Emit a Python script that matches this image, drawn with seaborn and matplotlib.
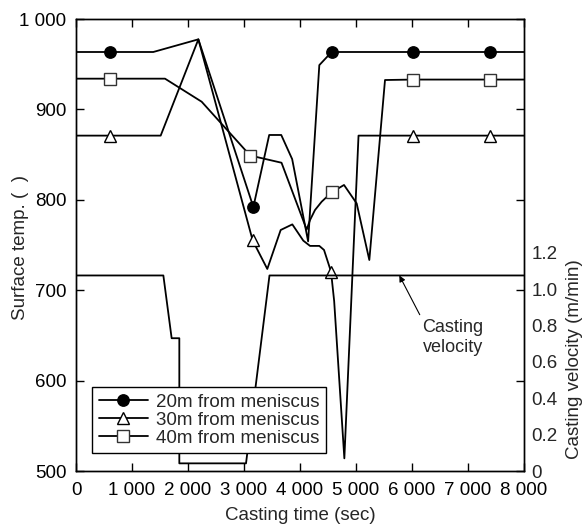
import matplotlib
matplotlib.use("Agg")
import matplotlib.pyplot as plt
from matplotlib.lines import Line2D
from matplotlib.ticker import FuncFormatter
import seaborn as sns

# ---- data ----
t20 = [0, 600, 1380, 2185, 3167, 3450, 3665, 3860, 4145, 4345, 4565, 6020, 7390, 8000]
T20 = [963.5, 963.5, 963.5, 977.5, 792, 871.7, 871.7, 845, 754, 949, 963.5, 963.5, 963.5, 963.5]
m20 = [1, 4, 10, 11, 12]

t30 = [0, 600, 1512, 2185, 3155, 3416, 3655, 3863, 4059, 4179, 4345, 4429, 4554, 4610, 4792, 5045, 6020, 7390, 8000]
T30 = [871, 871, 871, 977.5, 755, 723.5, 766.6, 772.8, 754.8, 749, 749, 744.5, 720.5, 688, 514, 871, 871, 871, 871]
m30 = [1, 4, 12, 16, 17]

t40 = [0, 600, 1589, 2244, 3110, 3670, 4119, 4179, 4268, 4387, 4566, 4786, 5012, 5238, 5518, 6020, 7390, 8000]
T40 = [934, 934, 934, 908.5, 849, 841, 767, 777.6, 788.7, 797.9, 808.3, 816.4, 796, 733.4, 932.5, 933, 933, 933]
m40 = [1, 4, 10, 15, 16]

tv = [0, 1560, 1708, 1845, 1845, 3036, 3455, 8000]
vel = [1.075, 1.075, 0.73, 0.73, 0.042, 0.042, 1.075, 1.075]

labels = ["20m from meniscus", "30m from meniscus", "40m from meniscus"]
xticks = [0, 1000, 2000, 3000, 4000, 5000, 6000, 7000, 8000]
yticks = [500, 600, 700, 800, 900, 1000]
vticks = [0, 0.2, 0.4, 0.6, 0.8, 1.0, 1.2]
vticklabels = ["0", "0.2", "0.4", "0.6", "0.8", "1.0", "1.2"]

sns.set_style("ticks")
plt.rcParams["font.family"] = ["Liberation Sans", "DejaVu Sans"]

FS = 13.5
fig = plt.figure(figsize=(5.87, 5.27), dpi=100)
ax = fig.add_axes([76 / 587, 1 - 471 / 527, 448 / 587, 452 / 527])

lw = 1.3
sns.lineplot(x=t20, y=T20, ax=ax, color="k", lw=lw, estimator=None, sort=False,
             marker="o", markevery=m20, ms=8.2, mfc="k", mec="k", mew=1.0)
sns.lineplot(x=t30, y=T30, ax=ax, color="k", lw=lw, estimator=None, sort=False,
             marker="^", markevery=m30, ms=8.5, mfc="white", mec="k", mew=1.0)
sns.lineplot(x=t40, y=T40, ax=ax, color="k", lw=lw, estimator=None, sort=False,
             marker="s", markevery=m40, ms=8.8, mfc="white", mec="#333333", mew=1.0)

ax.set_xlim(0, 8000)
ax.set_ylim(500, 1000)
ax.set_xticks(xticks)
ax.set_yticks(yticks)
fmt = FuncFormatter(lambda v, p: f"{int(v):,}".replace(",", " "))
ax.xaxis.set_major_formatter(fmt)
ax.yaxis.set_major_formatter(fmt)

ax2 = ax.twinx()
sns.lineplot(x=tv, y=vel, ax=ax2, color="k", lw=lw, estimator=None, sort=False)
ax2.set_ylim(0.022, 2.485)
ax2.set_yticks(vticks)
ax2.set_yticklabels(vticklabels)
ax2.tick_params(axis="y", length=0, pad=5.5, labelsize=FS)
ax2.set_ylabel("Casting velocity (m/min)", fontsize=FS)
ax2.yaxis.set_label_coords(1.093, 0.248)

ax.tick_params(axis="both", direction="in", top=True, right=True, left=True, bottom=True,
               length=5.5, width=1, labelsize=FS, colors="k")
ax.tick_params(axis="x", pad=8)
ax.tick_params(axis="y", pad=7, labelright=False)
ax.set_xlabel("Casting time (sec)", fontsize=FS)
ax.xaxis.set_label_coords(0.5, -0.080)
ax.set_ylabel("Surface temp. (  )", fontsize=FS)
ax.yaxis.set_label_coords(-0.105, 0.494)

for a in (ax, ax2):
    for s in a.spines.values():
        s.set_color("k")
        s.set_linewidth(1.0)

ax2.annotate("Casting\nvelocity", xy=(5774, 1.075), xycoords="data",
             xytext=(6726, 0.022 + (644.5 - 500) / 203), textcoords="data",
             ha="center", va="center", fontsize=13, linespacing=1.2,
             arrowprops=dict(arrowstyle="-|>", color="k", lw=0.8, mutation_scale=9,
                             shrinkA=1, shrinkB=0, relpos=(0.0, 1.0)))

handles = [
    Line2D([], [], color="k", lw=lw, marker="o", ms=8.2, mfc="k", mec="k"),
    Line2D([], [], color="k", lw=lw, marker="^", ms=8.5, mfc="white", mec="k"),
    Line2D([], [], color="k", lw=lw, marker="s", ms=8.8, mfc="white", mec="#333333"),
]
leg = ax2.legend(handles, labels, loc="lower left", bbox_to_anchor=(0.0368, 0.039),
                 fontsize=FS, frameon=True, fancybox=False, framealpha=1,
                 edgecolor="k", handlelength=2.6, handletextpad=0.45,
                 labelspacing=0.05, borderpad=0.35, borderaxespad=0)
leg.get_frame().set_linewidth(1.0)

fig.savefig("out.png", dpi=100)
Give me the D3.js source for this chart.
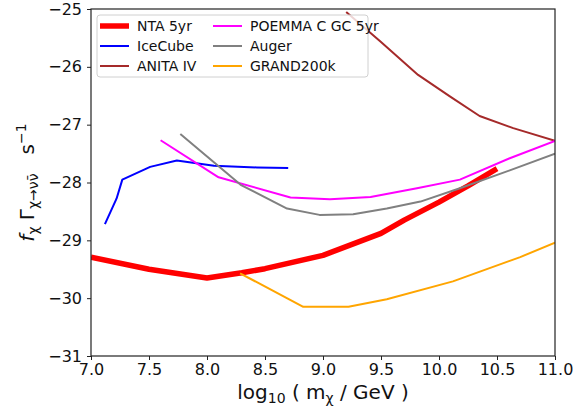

------------

Exercise objective. Skip every picture and return the lines above from the top through the one that contains "m20 = [1, 4, 10, 11, 12]".

Complete output.
Emit a Python script that matches this image, drawn with seaborn and matplotlib.
import matplotlib
matplotlib.use("Agg")
import matplotlib.pyplot as plt
from matplotlib.lines import Line2D
from matplotlib.ticker import FuncFormatter
import seaborn as sns

# ---- data ----
t20 = [0, 600, 1380, 2185, 3167, 3450, 3665, 3860, 4145, 4345, 4565, 6020, 7390, 8000]
T20 = [963.5, 963.5, 963.5, 977.5, 792, 871.7, 871.7, 845, 754, 949, 963.5, 963.5, 963.5, 963.5]
m20 = [1, 4, 10, 11, 12]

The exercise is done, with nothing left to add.